— START Dataset extract —

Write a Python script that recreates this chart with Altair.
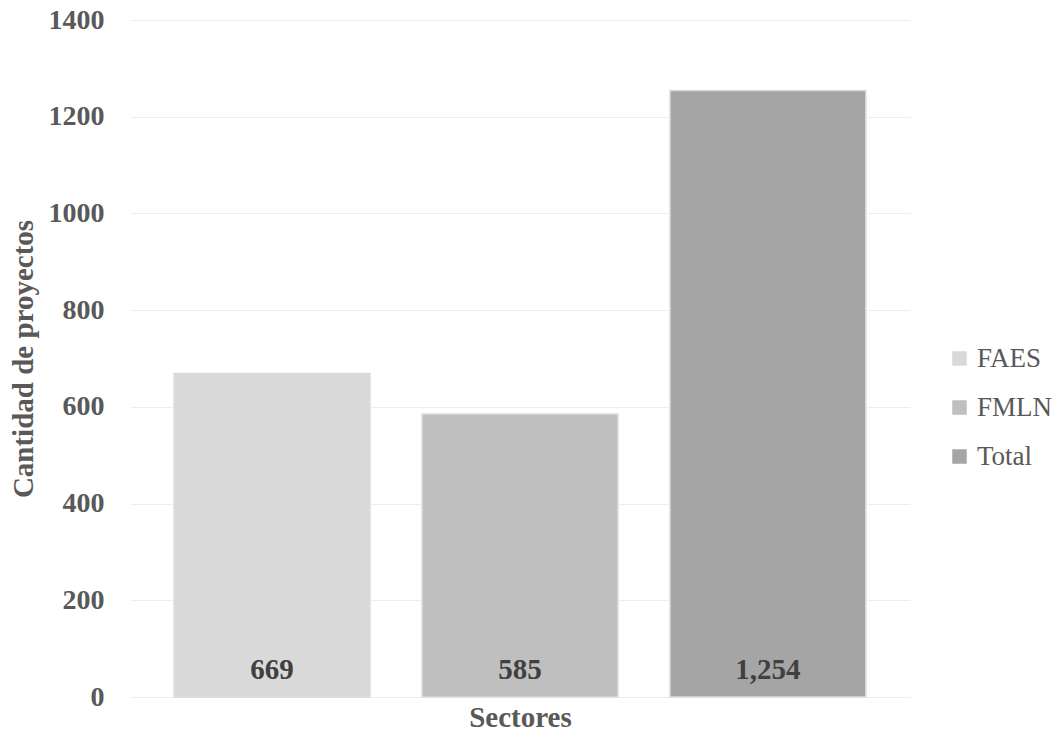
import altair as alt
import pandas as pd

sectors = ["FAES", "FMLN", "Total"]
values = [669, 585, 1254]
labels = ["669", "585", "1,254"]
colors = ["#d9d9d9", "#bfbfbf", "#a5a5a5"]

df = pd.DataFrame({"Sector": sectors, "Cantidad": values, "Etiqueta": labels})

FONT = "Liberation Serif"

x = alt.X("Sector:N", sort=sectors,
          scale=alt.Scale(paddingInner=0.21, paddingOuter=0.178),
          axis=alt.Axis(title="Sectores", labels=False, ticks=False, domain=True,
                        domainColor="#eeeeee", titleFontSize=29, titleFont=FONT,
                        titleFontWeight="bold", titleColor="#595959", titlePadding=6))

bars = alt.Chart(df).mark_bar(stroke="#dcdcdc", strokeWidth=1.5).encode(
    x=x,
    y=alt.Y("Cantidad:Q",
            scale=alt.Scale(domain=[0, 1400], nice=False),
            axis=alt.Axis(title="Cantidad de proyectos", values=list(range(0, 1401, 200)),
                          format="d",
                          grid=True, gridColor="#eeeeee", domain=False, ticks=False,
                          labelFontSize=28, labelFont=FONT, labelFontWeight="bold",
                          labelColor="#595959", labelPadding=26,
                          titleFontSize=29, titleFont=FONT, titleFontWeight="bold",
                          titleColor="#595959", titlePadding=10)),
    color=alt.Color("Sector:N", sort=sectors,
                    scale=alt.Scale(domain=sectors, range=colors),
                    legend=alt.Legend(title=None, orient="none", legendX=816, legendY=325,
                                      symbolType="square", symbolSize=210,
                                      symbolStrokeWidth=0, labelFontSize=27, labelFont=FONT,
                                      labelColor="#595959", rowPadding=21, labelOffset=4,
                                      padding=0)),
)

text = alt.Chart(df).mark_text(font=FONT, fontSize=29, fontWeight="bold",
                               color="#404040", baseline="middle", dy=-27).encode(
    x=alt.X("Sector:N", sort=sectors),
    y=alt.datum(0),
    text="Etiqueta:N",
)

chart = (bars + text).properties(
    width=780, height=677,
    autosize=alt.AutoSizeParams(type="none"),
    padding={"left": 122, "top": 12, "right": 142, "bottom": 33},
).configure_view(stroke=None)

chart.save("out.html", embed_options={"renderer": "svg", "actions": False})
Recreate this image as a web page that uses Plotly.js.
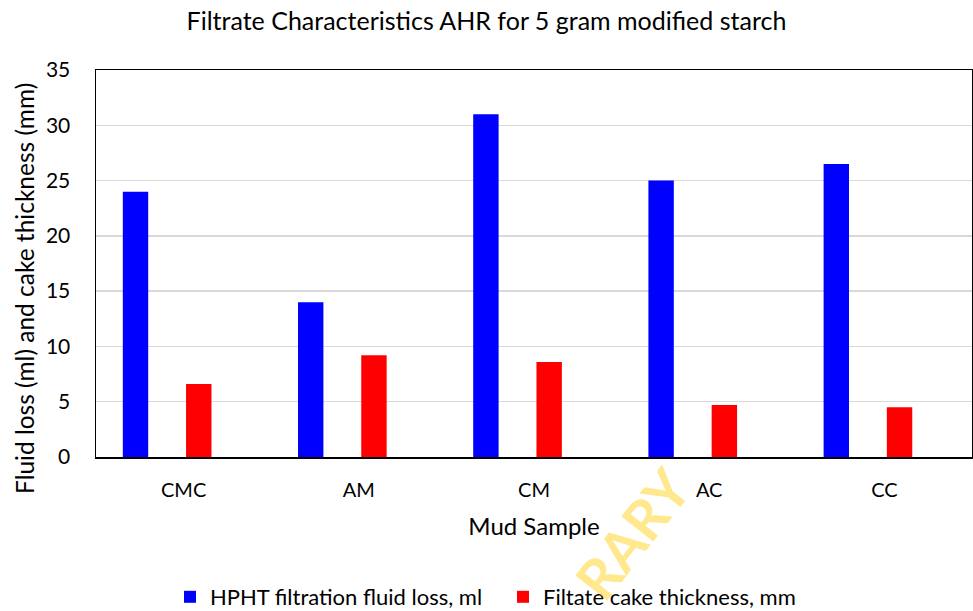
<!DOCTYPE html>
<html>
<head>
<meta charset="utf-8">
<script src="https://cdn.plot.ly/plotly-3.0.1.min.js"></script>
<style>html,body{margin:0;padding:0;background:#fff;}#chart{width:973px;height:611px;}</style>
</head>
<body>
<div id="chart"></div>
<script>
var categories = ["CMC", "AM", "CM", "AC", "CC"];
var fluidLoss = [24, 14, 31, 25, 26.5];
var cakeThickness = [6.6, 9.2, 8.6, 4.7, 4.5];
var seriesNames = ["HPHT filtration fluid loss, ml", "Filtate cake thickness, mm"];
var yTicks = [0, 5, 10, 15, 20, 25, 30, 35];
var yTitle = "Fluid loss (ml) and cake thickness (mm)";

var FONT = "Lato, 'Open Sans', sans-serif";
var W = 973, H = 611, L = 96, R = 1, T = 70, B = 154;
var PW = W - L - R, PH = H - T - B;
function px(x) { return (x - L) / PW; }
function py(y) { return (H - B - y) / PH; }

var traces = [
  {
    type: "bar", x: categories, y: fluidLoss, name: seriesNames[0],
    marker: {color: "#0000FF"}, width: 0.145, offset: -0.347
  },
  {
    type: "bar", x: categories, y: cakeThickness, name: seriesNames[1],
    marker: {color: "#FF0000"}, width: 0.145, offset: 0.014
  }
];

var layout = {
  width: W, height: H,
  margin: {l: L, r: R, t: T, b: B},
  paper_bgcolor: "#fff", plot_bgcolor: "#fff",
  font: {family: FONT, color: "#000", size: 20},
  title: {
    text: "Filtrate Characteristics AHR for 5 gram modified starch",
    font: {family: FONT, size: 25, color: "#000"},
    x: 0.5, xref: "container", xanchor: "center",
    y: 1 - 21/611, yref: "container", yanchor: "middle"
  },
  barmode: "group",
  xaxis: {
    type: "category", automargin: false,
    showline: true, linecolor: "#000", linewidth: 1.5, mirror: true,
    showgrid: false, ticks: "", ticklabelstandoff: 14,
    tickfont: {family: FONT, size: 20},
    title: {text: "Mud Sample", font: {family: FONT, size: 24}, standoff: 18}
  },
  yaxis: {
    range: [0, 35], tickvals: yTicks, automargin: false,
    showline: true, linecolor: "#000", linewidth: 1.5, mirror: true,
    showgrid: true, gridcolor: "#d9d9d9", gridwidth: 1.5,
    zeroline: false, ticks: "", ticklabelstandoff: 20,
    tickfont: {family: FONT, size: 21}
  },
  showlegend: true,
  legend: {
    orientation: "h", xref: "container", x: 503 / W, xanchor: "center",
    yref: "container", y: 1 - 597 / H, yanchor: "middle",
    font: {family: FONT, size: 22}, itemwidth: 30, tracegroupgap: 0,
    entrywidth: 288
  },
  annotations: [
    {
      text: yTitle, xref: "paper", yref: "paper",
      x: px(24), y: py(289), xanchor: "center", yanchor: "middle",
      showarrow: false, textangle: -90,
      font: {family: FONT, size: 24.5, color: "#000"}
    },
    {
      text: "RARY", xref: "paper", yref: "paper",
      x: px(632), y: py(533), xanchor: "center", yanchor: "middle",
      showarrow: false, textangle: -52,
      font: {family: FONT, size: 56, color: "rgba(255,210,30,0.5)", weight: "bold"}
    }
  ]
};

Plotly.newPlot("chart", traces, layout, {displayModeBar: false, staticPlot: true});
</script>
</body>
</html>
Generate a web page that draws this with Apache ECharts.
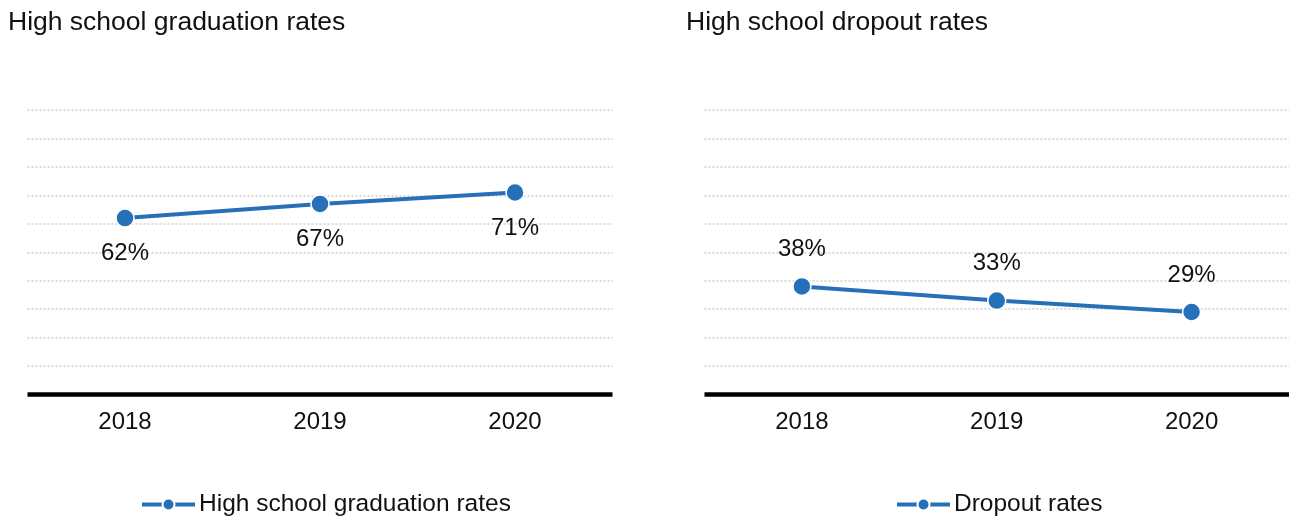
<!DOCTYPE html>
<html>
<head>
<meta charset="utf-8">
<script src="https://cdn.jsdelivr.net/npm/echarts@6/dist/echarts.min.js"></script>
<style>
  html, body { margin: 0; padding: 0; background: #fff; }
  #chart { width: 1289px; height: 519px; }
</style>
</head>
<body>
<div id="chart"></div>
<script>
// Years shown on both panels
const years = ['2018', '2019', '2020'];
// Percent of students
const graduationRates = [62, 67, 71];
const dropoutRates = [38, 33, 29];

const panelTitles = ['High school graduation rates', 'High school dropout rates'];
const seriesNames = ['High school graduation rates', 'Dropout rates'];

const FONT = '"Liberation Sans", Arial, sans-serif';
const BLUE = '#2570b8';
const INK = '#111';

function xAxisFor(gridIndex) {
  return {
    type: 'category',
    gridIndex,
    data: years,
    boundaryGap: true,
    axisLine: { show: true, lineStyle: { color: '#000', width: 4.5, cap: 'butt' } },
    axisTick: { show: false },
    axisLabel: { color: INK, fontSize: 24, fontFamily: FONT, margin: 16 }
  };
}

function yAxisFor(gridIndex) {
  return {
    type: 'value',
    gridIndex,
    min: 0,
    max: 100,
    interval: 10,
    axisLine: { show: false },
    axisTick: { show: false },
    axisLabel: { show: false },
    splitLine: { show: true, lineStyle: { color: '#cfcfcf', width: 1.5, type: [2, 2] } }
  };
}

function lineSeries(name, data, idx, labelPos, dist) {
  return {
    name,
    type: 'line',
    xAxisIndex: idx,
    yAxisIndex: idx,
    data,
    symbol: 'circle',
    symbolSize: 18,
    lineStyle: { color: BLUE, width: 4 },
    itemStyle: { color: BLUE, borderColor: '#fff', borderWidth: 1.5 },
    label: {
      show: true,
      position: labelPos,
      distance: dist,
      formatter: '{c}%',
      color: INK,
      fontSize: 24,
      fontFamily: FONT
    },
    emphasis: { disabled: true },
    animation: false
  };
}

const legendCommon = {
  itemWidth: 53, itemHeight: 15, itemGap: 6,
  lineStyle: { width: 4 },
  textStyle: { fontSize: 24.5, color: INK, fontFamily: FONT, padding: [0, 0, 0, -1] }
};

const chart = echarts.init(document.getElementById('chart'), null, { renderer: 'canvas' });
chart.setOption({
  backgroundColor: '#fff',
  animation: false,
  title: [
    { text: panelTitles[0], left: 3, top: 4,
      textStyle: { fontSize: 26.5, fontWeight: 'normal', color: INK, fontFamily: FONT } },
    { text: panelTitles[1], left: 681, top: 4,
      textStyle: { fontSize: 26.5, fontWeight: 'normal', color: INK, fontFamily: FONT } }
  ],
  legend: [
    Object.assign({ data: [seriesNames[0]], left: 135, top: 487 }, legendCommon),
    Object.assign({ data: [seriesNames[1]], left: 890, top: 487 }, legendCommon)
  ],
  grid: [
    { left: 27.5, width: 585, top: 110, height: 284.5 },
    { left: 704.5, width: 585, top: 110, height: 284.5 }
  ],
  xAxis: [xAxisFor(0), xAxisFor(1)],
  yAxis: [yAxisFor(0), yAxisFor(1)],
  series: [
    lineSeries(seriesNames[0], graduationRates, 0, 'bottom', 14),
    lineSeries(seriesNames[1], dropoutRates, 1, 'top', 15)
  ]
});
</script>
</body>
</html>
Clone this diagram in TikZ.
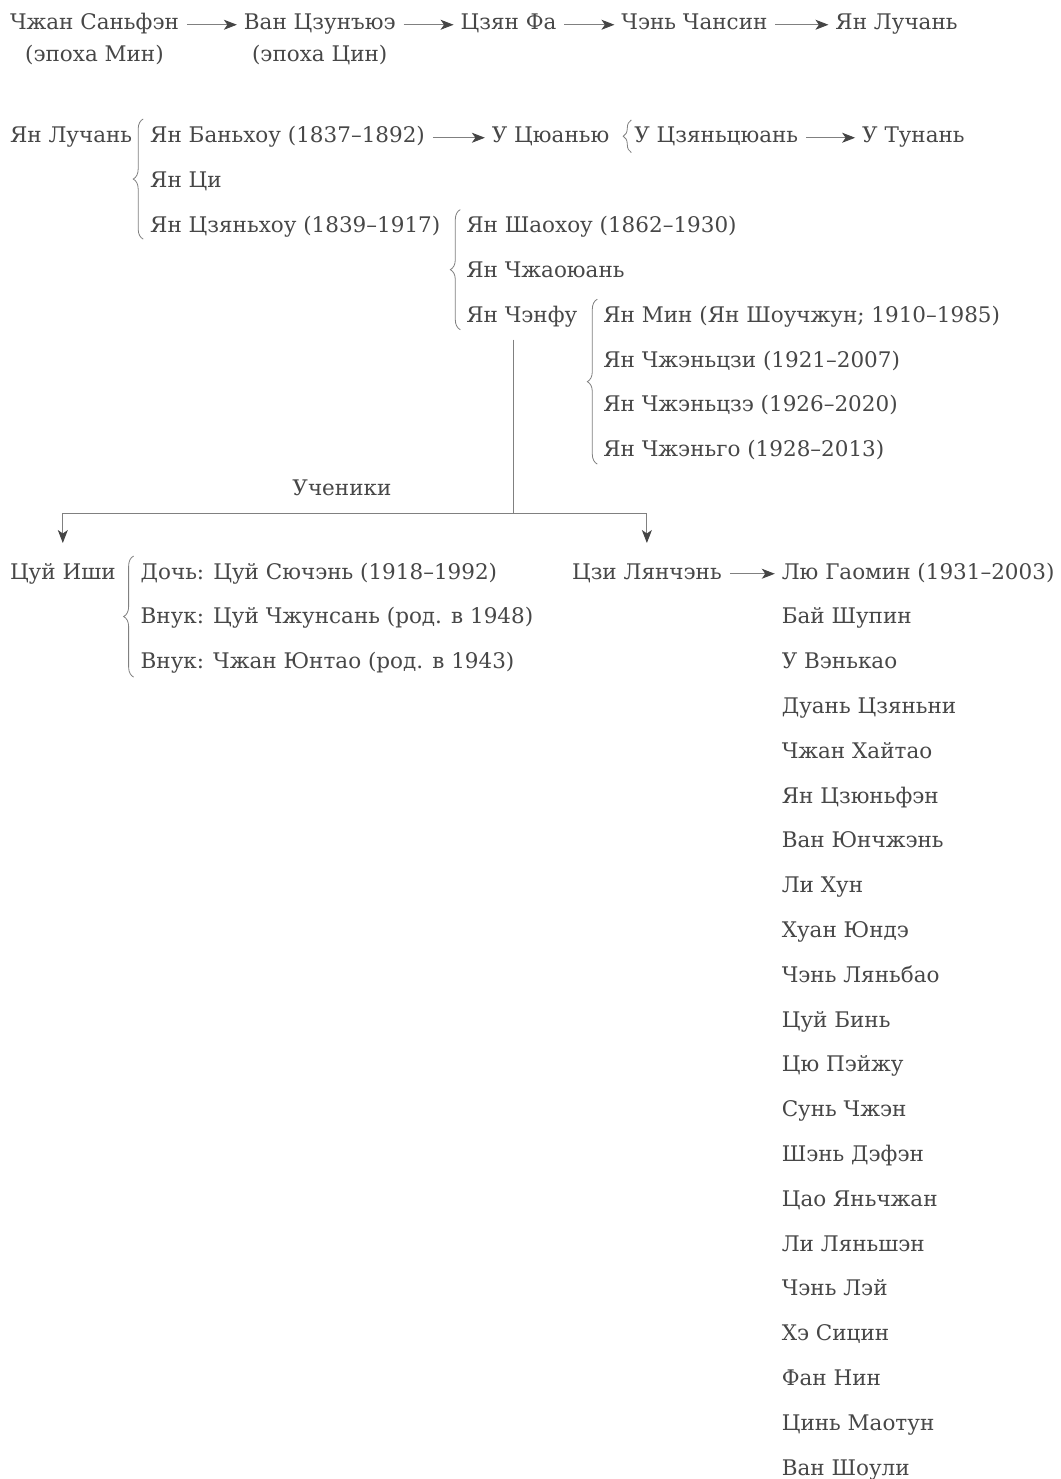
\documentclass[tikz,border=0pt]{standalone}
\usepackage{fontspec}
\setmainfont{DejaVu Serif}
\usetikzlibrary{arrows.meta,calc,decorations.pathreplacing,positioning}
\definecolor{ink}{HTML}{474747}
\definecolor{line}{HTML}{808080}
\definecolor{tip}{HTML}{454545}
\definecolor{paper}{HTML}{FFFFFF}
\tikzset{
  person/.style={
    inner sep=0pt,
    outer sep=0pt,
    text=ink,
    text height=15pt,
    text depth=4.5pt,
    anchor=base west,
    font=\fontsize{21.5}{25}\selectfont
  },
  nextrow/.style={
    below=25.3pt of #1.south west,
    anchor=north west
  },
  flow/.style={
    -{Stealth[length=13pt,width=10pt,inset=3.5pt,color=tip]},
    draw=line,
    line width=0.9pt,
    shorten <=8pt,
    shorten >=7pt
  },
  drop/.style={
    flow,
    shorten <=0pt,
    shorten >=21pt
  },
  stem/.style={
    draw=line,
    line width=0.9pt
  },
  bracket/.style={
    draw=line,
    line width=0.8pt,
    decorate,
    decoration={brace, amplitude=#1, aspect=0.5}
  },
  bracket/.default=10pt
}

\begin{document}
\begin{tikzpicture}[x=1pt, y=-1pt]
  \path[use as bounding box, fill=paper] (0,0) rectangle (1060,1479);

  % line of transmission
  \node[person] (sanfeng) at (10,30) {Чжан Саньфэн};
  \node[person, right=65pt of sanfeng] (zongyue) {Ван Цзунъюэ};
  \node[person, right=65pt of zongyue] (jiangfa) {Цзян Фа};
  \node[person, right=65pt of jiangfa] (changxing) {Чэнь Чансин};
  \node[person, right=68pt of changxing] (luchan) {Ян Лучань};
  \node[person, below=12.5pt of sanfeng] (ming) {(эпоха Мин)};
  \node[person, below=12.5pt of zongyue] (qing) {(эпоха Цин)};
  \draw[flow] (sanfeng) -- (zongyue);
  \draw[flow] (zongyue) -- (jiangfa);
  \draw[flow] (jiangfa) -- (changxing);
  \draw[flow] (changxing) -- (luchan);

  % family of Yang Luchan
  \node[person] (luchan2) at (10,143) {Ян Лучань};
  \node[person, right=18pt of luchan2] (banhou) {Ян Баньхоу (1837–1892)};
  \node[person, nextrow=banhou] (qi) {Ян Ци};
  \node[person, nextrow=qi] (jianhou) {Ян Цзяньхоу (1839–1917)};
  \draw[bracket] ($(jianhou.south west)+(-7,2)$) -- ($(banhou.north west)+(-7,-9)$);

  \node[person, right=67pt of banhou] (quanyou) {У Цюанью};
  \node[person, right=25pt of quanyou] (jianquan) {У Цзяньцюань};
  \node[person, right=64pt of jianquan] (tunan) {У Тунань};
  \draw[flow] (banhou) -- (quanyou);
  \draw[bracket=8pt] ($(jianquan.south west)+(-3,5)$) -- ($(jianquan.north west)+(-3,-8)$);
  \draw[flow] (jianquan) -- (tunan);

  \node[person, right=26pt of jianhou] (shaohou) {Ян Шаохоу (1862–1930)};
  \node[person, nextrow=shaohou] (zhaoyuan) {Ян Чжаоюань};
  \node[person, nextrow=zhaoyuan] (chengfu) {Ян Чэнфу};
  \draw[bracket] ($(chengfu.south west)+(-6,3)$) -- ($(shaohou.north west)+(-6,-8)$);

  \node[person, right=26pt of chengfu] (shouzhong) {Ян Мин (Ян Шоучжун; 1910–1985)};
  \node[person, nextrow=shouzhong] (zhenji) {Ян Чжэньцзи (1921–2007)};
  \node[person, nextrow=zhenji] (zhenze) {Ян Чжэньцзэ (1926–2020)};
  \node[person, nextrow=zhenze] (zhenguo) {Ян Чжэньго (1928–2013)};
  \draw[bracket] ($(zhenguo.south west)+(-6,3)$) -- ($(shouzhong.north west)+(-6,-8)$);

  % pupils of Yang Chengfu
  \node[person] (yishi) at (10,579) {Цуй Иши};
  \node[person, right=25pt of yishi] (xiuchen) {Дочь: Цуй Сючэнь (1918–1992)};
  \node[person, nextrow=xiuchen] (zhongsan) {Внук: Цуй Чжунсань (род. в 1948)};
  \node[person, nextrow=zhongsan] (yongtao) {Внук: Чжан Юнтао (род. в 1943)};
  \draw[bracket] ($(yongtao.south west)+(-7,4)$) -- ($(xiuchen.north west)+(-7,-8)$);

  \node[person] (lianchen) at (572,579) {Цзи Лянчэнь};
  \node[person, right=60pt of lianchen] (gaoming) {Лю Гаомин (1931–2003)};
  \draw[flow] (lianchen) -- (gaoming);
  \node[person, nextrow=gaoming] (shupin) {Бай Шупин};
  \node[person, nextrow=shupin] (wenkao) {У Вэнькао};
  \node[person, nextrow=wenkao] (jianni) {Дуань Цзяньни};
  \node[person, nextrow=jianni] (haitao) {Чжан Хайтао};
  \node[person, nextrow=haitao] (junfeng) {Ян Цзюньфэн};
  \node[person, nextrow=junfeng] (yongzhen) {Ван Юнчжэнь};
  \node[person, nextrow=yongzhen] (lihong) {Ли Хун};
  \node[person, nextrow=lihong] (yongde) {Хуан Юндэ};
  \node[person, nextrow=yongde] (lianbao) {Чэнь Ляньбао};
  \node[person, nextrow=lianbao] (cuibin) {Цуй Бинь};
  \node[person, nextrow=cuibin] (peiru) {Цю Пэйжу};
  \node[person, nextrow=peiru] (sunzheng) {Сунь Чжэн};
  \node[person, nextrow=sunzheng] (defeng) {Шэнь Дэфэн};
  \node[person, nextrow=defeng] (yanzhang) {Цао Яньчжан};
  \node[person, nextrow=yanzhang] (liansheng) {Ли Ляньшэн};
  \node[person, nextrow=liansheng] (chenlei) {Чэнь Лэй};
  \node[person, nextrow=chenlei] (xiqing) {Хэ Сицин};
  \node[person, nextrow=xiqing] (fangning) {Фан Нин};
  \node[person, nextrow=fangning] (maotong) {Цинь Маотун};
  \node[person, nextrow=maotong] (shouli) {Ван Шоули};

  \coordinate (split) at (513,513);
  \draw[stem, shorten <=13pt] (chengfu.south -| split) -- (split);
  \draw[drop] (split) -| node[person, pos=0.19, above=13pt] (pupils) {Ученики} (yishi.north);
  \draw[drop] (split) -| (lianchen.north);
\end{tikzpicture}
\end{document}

— END Dataset extract —

### [What the exercise asks]
Reproduce the data above exactly, but only the lines from the one showing "Generate a web" through the one showing "const dropoutRates = [38, 33, 29];", with both ends kept and the pictures left out.

### [Solution to this task]
Generate a web page that draws this with Apache ECharts.
<!DOCTYPE html>
<html>
<head>
<meta charset="utf-8">
<script src="https://cdn.jsdelivr.net/npm/echarts@6/dist/echarts.min.js"></script>
<style>
  html, body { margin: 0; padding: 0; background: #fff; }
  #chart { width: 1289px; height: 519px; }
</style>
</head>
<body>
<div id="chart"></div>
<script>
// Years shown on both panels
const years = ['2018', '2019', '2020'];
// Percent of students
const graduationRates = [62, 67, 71];
const dropoutRates = [38, 33, 29];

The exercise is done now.